E aquele ódio surdo, contra tudo e todos. Aquele ódio às vezes recolhido por dentro, como um animal selvagem, trancado no quarto o dia inteiro, sem fazer nada, sem pensar nada, concentrado em odiar um ódio puro, que se acumulava sem encontrar um objeto onde pudesse descarregar-se. Apertou a perna por cima do tecido das calças, até as unhas ferirem a pele. Ah, e aquela vontade de magoar a si mesmo, ele, que magoava tanto os outros. A vontade de destruir-se para provar que se pertencia, que aquela caixa com dois braços e duas pernas era o seu corpo e
poderia fazer dele o que bem entendesse. Mas prova a quem, e para quê? Ah, era o desejo de chorar baixinho e de ri feito louco, e por trás de tudo isso era o desejo nem de um nem de outro, apenas o desejo. Era o desejo. Levantou do banco.

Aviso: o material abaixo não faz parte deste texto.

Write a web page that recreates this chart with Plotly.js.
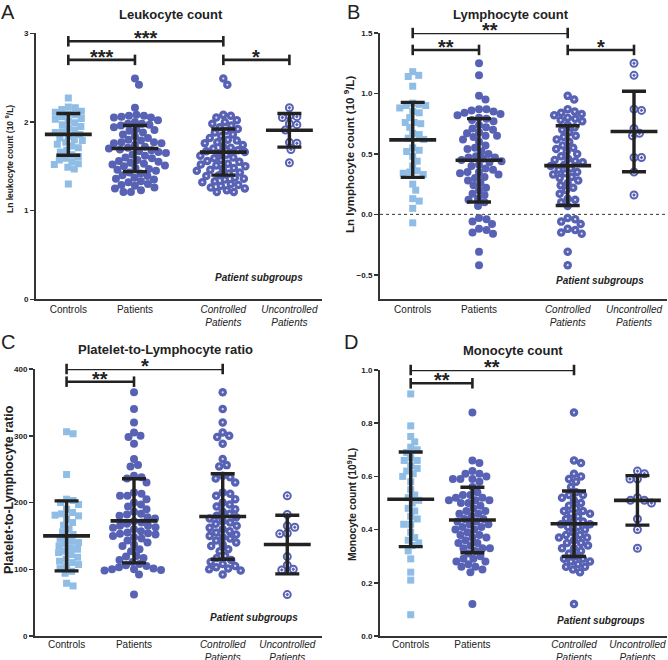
<!DOCTYPE html>
<html>
<head>
<meta charset="utf-8">
<script src="https://cdn.plot.ly/plotly-3.0.1.min.js"></script>
<style>
  body { margin: 0; background: #fff; }
  #chart { width: 668px; height: 660px; }
</style>
</head>
<body>
<div id="chart"></div>
<script>
const tickText = ['Controls', 'Patients', '<i>Controlled<br>Patients</i>', '<i>Uncontrolled<br>Patients</i>'];

// A - leukocyte count (ln)
const leukControls = [2.27, 2.17, 2.16, 2.14, 2.12, 2.11, 2.09, 2.08, 2.06, 2.04, 2.03, 2.01, 1.99, 1.97, 1.95, 1.93, 1.91, 1.89, 1.88, 1.86,
  1.84, 1.82, 1.80, 1.79, 1.77, 1.75, 1.73, 1.71, 1.68, 1.66, 1.63, 1.61, 1.59, 1.57, 1.55, 1.53, 1.52, 1.49, 1.47, 1.30];
const leukControlled = [2.49, 2.42, 2.08, 2.07, 2.05, 2.02, 2.00, 1.98, 1.96, 1.94, 1.92, 1.90, 1.88, 1.86, 1.84, 1.82, 1.80, 1.79, 1.77, 1.76,
  1.74, 1.72, 1.71, 1.70, 1.68, 1.67, 1.66, 1.65, 1.63, 1.62, 1.60, 1.59, 1.57, 1.56, 1.55, 1.53, 1.52, 1.51, 1.50, 1.48,
  1.47, 1.46, 1.45, 1.43, 1.42, 1.40, 1.39, 1.37, 1.36, 1.35, 1.33, 1.32, 1.30, 1.29, 1.28, 1.26, 1.25, 1.23, 1.21, 1.21];
const leukUncontrolled = [2.16, 2.07, 2.06, 2.05, 1.98, 1.97, 1.91, 1.77, 1.76, 1.69, 1.54];
const leukMean = [1.86, 1.70, 1.66, 1.906];
const leukSd = [0.235, 0.26, 0.26, 0.19];
const leukSig = [[0, 2, 2.91, '***'], [0, 1, 2.70, '***'], [2, 3, 2.70, '*']];

// B - lymphocyte count (ln)
const lymphControls = [1.18, 1.15, 1.14, 1.06, 0.92, 0.91, 0.90, 0.90, 0.88, 0.85, 0.84, 0.80, 0.76, 0.76, 0.75, 0.72, 0.67, 0.66,
  0.63, 0.62, 0.55, 0.53, 0.52, 0.48, 0.44, 0.40, 0.36, 0.35, 0.34, 0.33, 0.25, 0.20, 0.13, 0.11, 0.05, -0.07];
const lymphControlled = [0.98, 0.95, 0.87, 0.85, 0.84, 0.83, 0.82, 0.80, 0.79, 0.78, 0.77, 0.74, 0.72, 0.70, 0.68, 0.65, 0.64, 0.62,
  0.60, 0.57, 0.55, 0.54, 0.52, 0.50, 0.48, 0.46, 0.45, 0.44, 0.43, 0.41, 0.40, 0.38, 0.37, 0.35, 0.34, 0.33, 0.31, 0.30,
  0.28, 0.26, 0.24, 0.22, 0.20, 0.17, 0.13, 0.12, 0.10, 0.07, -0.03, -0.04, -0.06, -0.08, -0.12, -0.13, -0.15, -0.16, -0.31, -0.42];
const lymphUncontrolled = [1.25, 1.15, 0.87, 0.86, 0.71, 0.67, 0.65, 0.47, 0.47, 0.35, 0.16];
const lymphMean = [0.616, 0.447, 0.403, 0.685];
const lymphSd = [0.31, 0.345, 0.33, 0.333];
const lymphSig = [[0, 2, 1.50, '**'], [0, 1, 1.36, '**'], [2, 3, 1.36, '*']];

// C - platelet-to-lymphocyte ratio
const plrControls = [306, 303, 242, 205, 203, 200, 197, 190, 185, 183, 181, 180, 175, 170, 166, 160, 156, 152, 148, 145,
  142, 140, 138, 135, 132, 130, 127, 125, 122, 118, 115, 112, 110, 107, 104, 101, 97, 94, 79, 75];
const plrControlled = [365, 340, 320, 305, 300, 298, 288, 265, 256, 254, 240, 238, 236, 230, 215, 213, 210, 205, 200, 197,
  194, 190, 186, 183, 180, 178, 176, 172, 170, 168, 165, 162, 160, 157, 155, 152, 150, 148, 146, 143,
  140, 137, 135, 130, 127, 120, 117, 114, 111, 108, 105, 103, 101, 100, 98, 92];
const plrUncontrolled = [210, 182, 165, 163, 154, 153, 119, 106, 100, 99, 62];
const plrMean = [150, 172.5, 179, 137];
const plrSd = [52.5, 63, 64, 44];
const plrSig = [[0, 2, 400, '*'], [0, 1, 381, '**']];

// D - monocyte count
const monoControls = [0.91, 0.79, 0.75, 0.73, 0.71, 0.70, 0.69, 0.67, 0.66, 0.66, 0.64, 0.63, 0.62, 0.61, 0.60, 0.58, 0.55, 0.53,
  0.52, 0.51, 0.50, 0.48, 0.47, 0.45, 0.44, 0.42, 0.42, 0.39, 0.37, 0.36, 0.35, 0.34, 0.32, 0.29, 0.24, 0.21, 0.08];
const monoControlled = [0.84, 0.66, 0.65, 0.61, 0.60, 0.59, 0.58, 0.56, 0.54, 0.53, 0.53, 0.52, 0.51, 0.50, 0.49, 0.48, 0.47, 0.47,
  0.46, 0.46, 0.45, 0.44, 0.43, 0.43, 0.42, 0.42, 0.41, 0.41, 0.40, 0.39, 0.38, 0.38, 0.37, 0.37, 0.36, 0.35, 0.35, 0.34,
  0.33, 0.33, 0.32, 0.31, 0.30, 0.29, 0.29, 0.28, 0.28, 0.27, 0.26, 0.26, 0.25, 0.24, 0.12];
const monoUncontrolled = [0.62, 0.61, 0.59, 0.59, 0.52, 0.51, 0.51, 0.50, 0.44, 0.40, 0.33];
const monoMean = [0.514, 0.436, 0.422, 0.51];
const monoSd = [0.178, 0.123, 0.123, 0.093];
const monoSig = [[0, 2, 1.0, '**'], [0, 1, 0.95, '**']];

const W = 668, H = 660;
const FONT = 'Liberation Sans, Arial, sans-serif';
const INK = '#222222';
const LIGHT = '#8FBDE6';
const DARK = '#5862B4';

const panels = [
  { ax: '', letter: 'A', letterAt: [8, 12], title: 'Leukocyte count', titleAt: [171, 14],
    ytitle: 'Ln leukocyte count (10 <sup>9</sup>/L)', ytitleAt: [9, 159], ytitleSize: 8.5,
    controls: leukControls, controlled: leukControlled, uncontrolled: leukUncontrolled,
    mean: leukMean, sd: leukSd, sig: leukSig, yrange: [0, 3], ytick: [0, 1, 2, 3], yfmt: 'd',
    pos: [0.113, 0.346, 0.655, 0.886], xpx: [36, 322], ypx: [33.3, 299.3], subAt: [259, 277], labelShift: 0 },
  { ax: '2', letter: 'B', letterAt: [353, 12], title: 'Lymphocyte count', titleAt: [511, 14],
    ytitle: 'Ln lymphocyte count (10 <sup>9</sup>/L)', ytitleAt: [349, 155], ytitleSize: 11.5,
    controls: lymphControls, controlled: lymphControlled, uncontrolled: lymphUncontrolled,
    mean: lymphMean, sd: lymphSd, sig: lymphSig, yrange: [-0.7, 1.5], ytick: [-0.5, 0, 0.5, 1, 1.5], yfmt: '.1f',
    pos: [0.114, 0.345, 0.654, 0.885], xpx: [380, 667], ypx: [33, 299], subAt: [600, 280], labelShift: 0 },
  { ax: '3', letter: 'C', letterAt: [8, 342], title: 'Platelet-to-Lymphocyte ratio', titleAt: [165, 349],
    ytitle: 'Platelet-to-Lymphocyte ratio', ytitleAt: [9, 490], ytitleSize: 12.5,
    controls: plrControls, controlled: plrControlled, uncontrolled: plrUncontrolled,
    mean: plrMean, sd: plrSd, sig: plrSig, yrange: [0, 400], ytick: [0, 100, 200, 300, 400], yfmt: 'd',
    pos: [0.110, 0.345, 0.654, 0.879], xpx: [35, 322], ypx: [369, 636], subAt: [254, 617], labelShift: -2 },
  { ax: '4', letter: 'D', letterAt: [351, 342], title: 'Monocyte count', titleAt: [513, 350],
    ytitle: 'Monocyte count (10<sup>9</sup>/L)', ytitleAt: [351, 504], ytitleSize: 10.3,
    controls: monoControls, controlled: monoControlled, uncontrolled: monoUncontrolled,
    mean: monoMean, sd: monoSd, sig: monoSig, yrange: [0, 1], ytick: [0, 0.2, 0.4, 0.6, 0.8, 1], yfmt: '.1f',
    pos: [0.107, 0.322, 0.676, 0.897], xpx: [380, 667], ypx: [370, 636], subAt: [601, 620], labelShift: -2 },
];

// simple beeswarm: offsets in px so markers do not pile up
function swarm(values, pxPerUnit, gap) {
  const idx = values.map((v, i) => i).sort((a, b) => values[b] - values[a]);
  const placed = [];
  const out = new Array(values.length).fill(0);
  idx.forEach(i => {
    const py = values[i] * pxPerUnit;
    let chosen = 0;
    for (let k = 0; k < 400; k++) {
      const step = Math.ceil(k / 2) * 0.5;
      const cand = k % 2 === 1 ? step : -step;
      const hit = placed.some(p => (p[0] - cand) ** 2 + (p[1] - py) ** 2 < gap * gap);
      if (!hit) { chosen = cand; break; }
    }
    placed.push([chosen, py]);
    out[i] = chosen;
  });
  return out;
}

const traces = [];
const layout = {
  width: W, height: H,
  margin: { l: 0, r: 0, t: 0, b: 0 },
  paper_bgcolor: '#fff', plot_bgcolor: '#fff',
  showlegend: false,
  font: { family: FONT, color: INK },
  annotations: [],
  shapes: [],
};

function paperAnn(px, py, text, size, extra) {
  return Object.assign({
    xref: 'paper', yref: 'paper', x: px / W, y: 1 - py / H, text: text,
    showarrow: false, xanchor: 'center', yanchor: 'middle',
    font: { family: FONT, size: size, color: INK },
  }, extra || {});
}

panels.forEach(p => {
  const xa = 'x' + p.ax, ya = 'y' + p.ax;
  const plotW = p.xpx[1] - p.xpx[0];
  const plotH = p.ypx[1] - p.ypx[0];
  const pxPerUnit = plotH / (p.yrange[1] - p.yrange[0]);
  const patients = p.controlled.concat(p.uncontrolled);
  const groupVals = [p.controls, patients, p.controlled, p.uncontrolled];
  const xs = groupVals.map((vals, g) => {
    const off = swarm(vals, pxPerUnit, g === 0 ? 6.6 : 7.2);
    return off.map(o => p.pos[g] + o / plotW);
  });

  traces.push({
    x: xs[0], y: p.controls, xaxis: xa, yaxis: ya, type: 'scatter', mode: 'markers',
    marker: { symbol: 'square', size: 7, color: LIGHT, line: { width: 0 } }, hoverinfo: 'y',
  });
  traces.push({
    x: xs[1], y: patients, xaxis: xa, yaxis: ya, type: 'scatter', mode: 'markers',
    marker: { symbol: 'circle', size: 8, color: DARK, line: { width: 0 } }, hoverinfo: 'y',
  });
  traces.push({
    x: xs[2], y: p.controlled, xaxis: xa, yaxis: ya, type: 'scatter', mode: 'markers',
    marker: { symbol: 'circle', size: 8.5, color: DARK, line: { width: 0 } }, hoverinfo: 'y',
  });
  traces.push({
    x: xs[2], y: p.controlled, xaxis: xa, yaxis: ya, type: 'scatter', mode: 'markers',
    marker: { symbol: 'circle', size: 2.2, color: '#dfe2f3', line: { width: 0 } }, hoverinfo: 'skip',
  });
  traces.push({
    x: xs[3], y: p.uncontrolled, xaxis: xa, yaxis: ya, type: 'scatter', mode: 'markers',
    marker: { symbol: 'circle-open-dot', size: 7, color: DARK, line: { width: 2, color: DARK } }, hoverinfo: 'y',
  });

  // mean +/- SD
  traces.push({
    x: p.pos, y: p.mean, xaxis: xa, yaxis: ya, type: 'scatter', mode: 'markers', cliponaxis: false,
    marker: { symbol: 'line-ew', size: 33.5, color: INK, line: { width: 3.6, color: INK } },
    error_y: { type: 'data', array: p.sd, visible: true, color: INK, thickness: 3.4, width: 12 },
    hoverinfo: 'y',
  });

  // significance brackets
  p.sig.forEach(s => {
    const xa0 = p.pos[s[0]], xa1 = p.pos[s[1]];
    traces.push({
      x: [xa0, xa1], y: [s[2], s[2]], xaxis: xa, yaxis: ya, type: 'scatter', mode: 'lines+markers',
      cliponaxis: false, hoverinfo: 'skip',
      line: { color: INK, width: 2.6 },
      marker: { symbol: 'line-ns', size: 7.5, color: INK, line: { width: 2.6, color: INK } },
    });
    layout.annotations.push({
      xref: xa, yref: ya, x: (xa0 + xa1) / 2, y: s[2], text: s[3], showarrow: false,
      xanchor: 'center', yanchor: 'bottom', yshift: -10,
      font: { family: FONT, size: 20, color: INK, weight: 'bold' },
    });
  });

  layout['xaxis' + p.ax] = {
    domain: [p.xpx[0] / W, p.xpx[1] / W], anchor: ya, range: [0, 1],
    showline: true, linewidth: 2, linecolor: '#333', showgrid: false, zeroline: false,
    ticks: '', tickvals: p.pos, ticktext: tickText, ticklabelstandoff: p.labelShift,
    tickfont: { family: FONT, size: 10, color: INK }, fixedrange: true,
  };
  layout['yaxis' + p.ax] = {
    domain: [1 - p.ypx[1] / H, 1 - p.ypx[0] / H], anchor: xa, range: p.yrange,
    showline: true, linewidth: 2, linecolor: '#333', showgrid: false, zeroline: false,
    ticks: 'outside', ticklen: 4, tickwidth: 1.5, tickcolor: '#333',
    tickvals: p.ytick, tickformat: p.yfmt,
    tickfont: { family: FONT, size: 8, color: INK, weight: 'bold' }, fixedrange: true,
  };

  layout.annotations.push(paperAnn(p.letterAt[0], p.letterAt[1], p.letter, 20));
  layout.annotations.push(paperAnn(p.titleAt[0], p.titleAt[1], '<b>' + p.title + '</b>', 13));
  layout.annotations.push(paperAnn(p.ytitleAt[0], p.ytitleAt[1], '<b>' + p.ytitle + '</b>', p.ytitleSize, { textangle: -90 }));
  layout.annotations.push(paperAnn(p.subAt[0], p.subAt[1], '<b><i>Patient subgroups</i></b>', 10));
});

// dotted zero line in panel B
layout.shapes.push({
  type: 'line', xref: 'x2 domain', yref: 'y2', x0: 0, x1: 1, y0: 0, y1: 0, layer: 'below',
  line: { color: '#333', width: 1, dash: 'dot' },
});

Plotly.newPlot('chart', traces, layout, { displayModeBar: false, staticPlot: true });
</script>
</body>
</html>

“Não virá”, pensou sem querer. E surpreendeu-se, não esperava ninguém. Ninguém viria. Talvez um dia, quem sabe. Alguém, algum dia. “Não virá”, repetiu. Depois pensou em Bruno, que se afastava, levado pelo navio. Parecia que tudo aquilo tinha acontecido há muito tempo, que não houvera solução nem resposta para nada. Ninguém, nada, nunca. As palavras presentes em todas as frases, com uma fatalidade um tanto cômica. Então, de repente, sem pretender, respirou fundo e pensou que era bom viver. Mesmo que as partidas doessem, e que a cada dia fosse necessário adotar uma nova maneira de agir e de pensar, descobrindo-a inútil no dia seguinte — mesmo assim era bom viver. Não era fácil, nem agradável. Mas ainda assim era bom. Tinha quase certeza.